Sallie Morton (November 8, 1925 – October 24, 2017), born Sallie Miller, was an American jeweler and gemologist. In 1977, she became the first female president of the American Gem Society.

== Early life ==
Sallie Miller was born in Reno, Nevada, one of the six daughters of Meredith Raines Miller and Sadie Phillips Miller. She attended from Reno High School, and graduated from the University of Oregon in with a degree in accounting. She later studied gemology, earning certification as a gemologist in 1962. At the time, there were only five American women with such certification.

== Career ==
Finding limited employment as an accountant, Morton worked with her husband at his watch repair shop in San Jose, California. Their business grew into Morton Jewelers, with various locations around San Jose and Los Gatos, California. As a gemologist, she lectured internationally, and toured mines, factories, and private collections in Australia, Africa, Asia, and South America. "I go primarily to see how jewelry is made, not to buy," she explained in 1978. In 1986, she was inducted into the Hall of Fame of the Women's Jewelry Association. Morton sold her business, Morton Jewelers, when she retired in 1993.

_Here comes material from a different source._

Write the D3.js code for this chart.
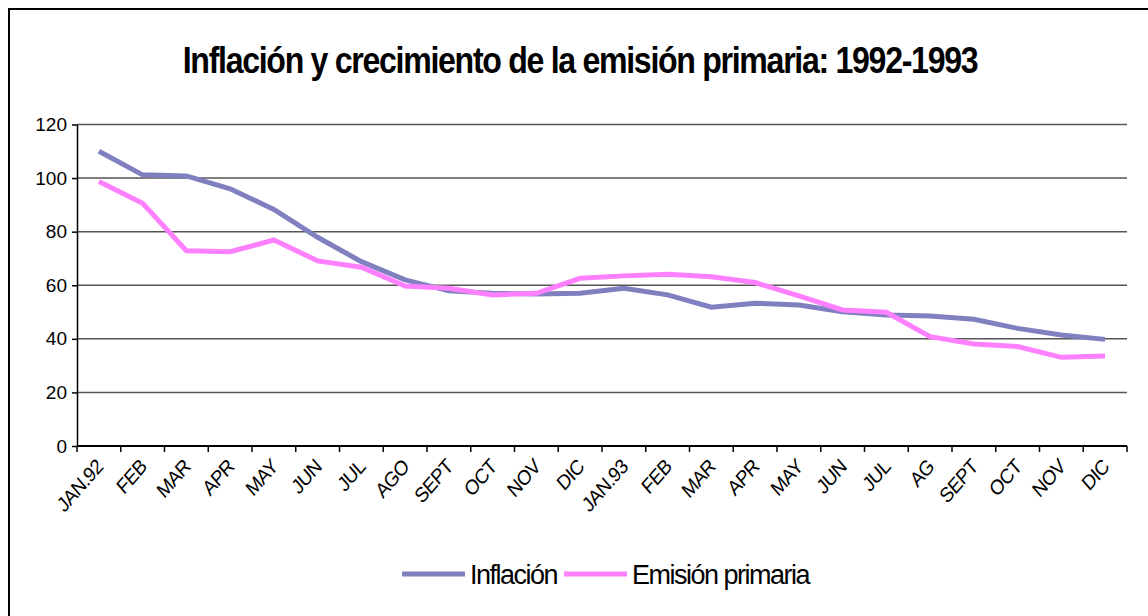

From 1977 to 1979, Morton was president of the American Gem Society, the first woman to hold that executive position. She served on the Society's board from 1980 to 1992. In 1982, she was the first woman recipient of the Society's Robert M. Shipley Award. She took the lead in raising funds to replace the Society's San Francisco headquarters, which were destroyed in a 1983 fire. She was a member of the editorial board of the Society's journal, Gems & Gemology. In 2014, the Society launched the Sallie Morton Award.

Morton was active in the Rotary Club of San Jose, as one of its first female members; she also served on the board of the Santa Clara Girl Scout Council.

== Personal life ==
Sallie Miller married watchmaker MacDonald G. Morton in 1949. They had a son, Philip. She died in 2017, aged 91 years, from mesothelioma.